-------- Data for this task --------

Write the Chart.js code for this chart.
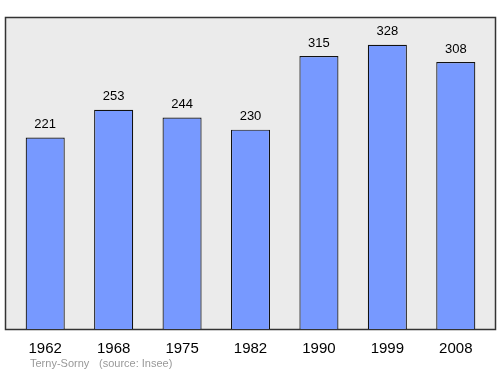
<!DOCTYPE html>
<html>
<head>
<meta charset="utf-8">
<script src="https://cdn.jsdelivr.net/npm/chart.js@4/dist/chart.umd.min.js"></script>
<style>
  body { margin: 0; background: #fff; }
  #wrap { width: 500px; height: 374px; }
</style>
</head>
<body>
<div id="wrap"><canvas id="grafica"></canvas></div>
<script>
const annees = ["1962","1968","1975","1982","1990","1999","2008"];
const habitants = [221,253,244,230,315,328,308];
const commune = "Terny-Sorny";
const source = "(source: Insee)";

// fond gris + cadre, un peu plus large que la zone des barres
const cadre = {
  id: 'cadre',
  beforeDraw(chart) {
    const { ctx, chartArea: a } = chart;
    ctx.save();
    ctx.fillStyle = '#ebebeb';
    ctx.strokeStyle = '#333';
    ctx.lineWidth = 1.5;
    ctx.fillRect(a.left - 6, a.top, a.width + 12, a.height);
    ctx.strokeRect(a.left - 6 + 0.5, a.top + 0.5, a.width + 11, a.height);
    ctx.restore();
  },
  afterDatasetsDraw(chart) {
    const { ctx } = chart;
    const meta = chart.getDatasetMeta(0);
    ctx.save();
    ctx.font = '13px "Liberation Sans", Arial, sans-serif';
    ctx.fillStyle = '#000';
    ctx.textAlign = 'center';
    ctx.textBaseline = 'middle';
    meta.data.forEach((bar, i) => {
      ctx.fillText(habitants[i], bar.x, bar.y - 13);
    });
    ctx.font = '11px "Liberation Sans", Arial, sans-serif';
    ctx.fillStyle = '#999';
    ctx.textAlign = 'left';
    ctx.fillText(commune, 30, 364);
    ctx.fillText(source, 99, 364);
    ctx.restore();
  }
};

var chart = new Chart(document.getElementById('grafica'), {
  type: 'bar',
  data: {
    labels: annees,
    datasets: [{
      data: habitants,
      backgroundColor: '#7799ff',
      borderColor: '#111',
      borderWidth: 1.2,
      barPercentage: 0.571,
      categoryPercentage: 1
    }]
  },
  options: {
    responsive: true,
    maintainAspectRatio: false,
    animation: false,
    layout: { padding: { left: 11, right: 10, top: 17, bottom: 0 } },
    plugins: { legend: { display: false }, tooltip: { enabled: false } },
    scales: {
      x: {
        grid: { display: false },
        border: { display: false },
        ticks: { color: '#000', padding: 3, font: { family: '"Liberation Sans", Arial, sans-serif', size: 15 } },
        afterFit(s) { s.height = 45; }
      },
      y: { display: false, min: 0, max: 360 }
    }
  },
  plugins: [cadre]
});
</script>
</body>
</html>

--------
-------- Data for this task --------

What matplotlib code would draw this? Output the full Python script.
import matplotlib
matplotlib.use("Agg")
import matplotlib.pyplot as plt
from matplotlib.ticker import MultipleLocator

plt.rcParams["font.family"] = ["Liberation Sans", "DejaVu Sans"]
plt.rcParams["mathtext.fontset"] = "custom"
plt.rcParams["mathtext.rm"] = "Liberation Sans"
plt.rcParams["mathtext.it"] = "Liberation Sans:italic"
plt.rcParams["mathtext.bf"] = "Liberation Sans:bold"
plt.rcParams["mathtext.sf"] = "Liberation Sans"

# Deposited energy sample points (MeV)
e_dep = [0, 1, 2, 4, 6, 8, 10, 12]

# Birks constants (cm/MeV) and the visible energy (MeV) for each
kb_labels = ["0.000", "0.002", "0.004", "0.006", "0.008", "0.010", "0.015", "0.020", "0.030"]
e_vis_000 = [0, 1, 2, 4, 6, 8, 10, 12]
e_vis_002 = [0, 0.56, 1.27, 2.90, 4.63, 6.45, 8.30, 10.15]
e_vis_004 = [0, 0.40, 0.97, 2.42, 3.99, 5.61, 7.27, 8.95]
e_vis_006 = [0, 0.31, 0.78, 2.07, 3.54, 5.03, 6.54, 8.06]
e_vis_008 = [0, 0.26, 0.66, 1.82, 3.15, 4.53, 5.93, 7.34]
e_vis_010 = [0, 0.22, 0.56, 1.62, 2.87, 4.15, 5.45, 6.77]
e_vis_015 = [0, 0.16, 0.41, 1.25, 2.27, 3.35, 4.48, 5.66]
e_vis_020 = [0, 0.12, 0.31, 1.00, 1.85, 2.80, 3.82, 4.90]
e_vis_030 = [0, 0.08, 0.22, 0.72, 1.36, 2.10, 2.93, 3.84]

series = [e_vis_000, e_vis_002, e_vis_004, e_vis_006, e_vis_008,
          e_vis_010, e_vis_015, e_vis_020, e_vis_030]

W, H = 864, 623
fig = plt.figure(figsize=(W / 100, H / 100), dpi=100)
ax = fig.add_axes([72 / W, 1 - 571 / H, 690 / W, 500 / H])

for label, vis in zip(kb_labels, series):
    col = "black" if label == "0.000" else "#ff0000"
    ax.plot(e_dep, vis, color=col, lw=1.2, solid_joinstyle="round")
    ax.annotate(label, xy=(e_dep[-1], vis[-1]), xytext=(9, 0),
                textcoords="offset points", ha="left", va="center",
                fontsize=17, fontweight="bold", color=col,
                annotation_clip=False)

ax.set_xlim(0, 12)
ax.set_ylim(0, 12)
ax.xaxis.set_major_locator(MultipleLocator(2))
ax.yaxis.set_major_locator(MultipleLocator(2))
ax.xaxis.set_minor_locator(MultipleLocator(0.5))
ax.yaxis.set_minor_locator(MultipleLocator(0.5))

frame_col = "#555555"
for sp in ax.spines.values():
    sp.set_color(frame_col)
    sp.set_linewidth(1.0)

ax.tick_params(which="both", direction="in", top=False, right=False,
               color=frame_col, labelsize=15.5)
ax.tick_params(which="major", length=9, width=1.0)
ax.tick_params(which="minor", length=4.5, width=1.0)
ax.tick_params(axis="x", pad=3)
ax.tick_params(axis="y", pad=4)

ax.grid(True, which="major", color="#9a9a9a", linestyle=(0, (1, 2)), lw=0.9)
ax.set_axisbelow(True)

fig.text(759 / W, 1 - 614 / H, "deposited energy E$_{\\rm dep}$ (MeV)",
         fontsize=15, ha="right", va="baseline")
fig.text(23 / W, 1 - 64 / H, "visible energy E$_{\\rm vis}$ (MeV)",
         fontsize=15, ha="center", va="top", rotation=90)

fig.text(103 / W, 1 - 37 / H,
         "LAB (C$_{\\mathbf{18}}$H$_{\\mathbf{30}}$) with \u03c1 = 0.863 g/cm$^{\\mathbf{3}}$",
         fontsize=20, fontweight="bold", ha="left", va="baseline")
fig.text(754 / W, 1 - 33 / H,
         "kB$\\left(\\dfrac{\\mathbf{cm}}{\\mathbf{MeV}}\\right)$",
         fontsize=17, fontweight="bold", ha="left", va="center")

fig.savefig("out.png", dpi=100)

--------
-------- Data for this task --------

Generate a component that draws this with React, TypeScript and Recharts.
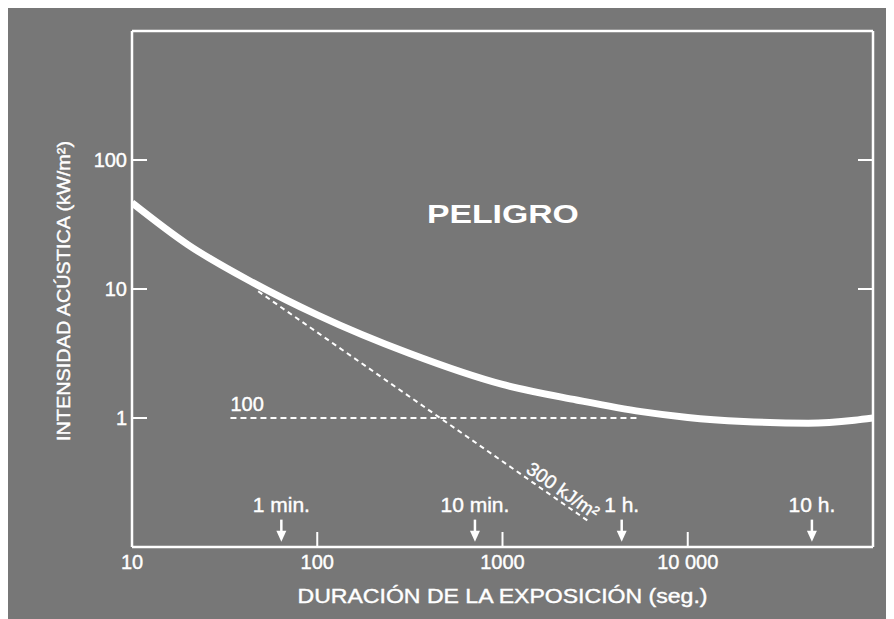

--------

» What is needed
Return the lines from the line with "What matplotlib code" through the line with "ax = fig.add_axes([72", inclusive, exactly as they stand, and nothing else.

» Solution
What matplotlib code would draw this? Output the full Python script.
import matplotlib
matplotlib.use("Agg")
import matplotlib.pyplot as plt
from matplotlib.ticker import MultipleLocator

plt.rcParams["font.family"] = ["Liberation Sans", "DejaVu Sans"]
plt.rcParams["mathtext.fontset"] = "custom"
plt.rcParams["mathtext.rm"] = "Liberation Sans"
plt.rcParams["mathtext.it"] = "Liberation Sans:italic"
plt.rcParams["mathtext.bf"] = "Liberation Sans:bold"
plt.rcParams["mathtext.sf"] = "Liberation Sans"

# Deposited energy sample points (MeV)
e_dep = [0, 1, 2, 4, 6, 8, 10, 12]

# Birks constants (cm/MeV) and the visible energy (MeV) for each
kb_labels = ["0.000", "0.002", "0.004", "0.006", "0.008", "0.010", "0.015", "0.020", "0.030"]
e_vis_000 = [0, 1, 2, 4, 6, 8, 10, 12]
e_vis_002 = [0, 0.56, 1.27, 2.90, 4.63, 6.45, 8.30, 10.15]
e_vis_004 = [0, 0.40, 0.97, 2.42, 3.99, 5.61, 7.27, 8.95]
e_vis_006 = [0, 0.31, 0.78, 2.07, 3.54, 5.03, 6.54, 8.06]
e_vis_008 = [0, 0.26, 0.66, 1.82, 3.15, 4.53, 5.93, 7.34]
e_vis_010 = [0, 0.22, 0.56, 1.62, 2.87, 4.15, 5.45, 6.77]
e_vis_015 = [0, 0.16, 0.41, 1.25, 2.27, 3.35, 4.48, 5.66]
e_vis_020 = [0, 0.12, 0.31, 1.00, 1.85, 2.80, 3.82, 4.90]
e_vis_030 = [0, 0.08, 0.22, 0.72, 1.36, 2.10, 2.93, 3.84]

series = [e_vis_000, e_vis_002, e_vis_004, e_vis_006, e_vis_008,
          e_vis_010, e_vis_015, e_vis_020, e_vis_030]

W, H = 864, 623
fig = plt.figure(figsize=(W / 100, H / 100), dpi=100)
ax = fig.add_axes([72 / W, 1 - 571 / H, 690 / W, 500 / H])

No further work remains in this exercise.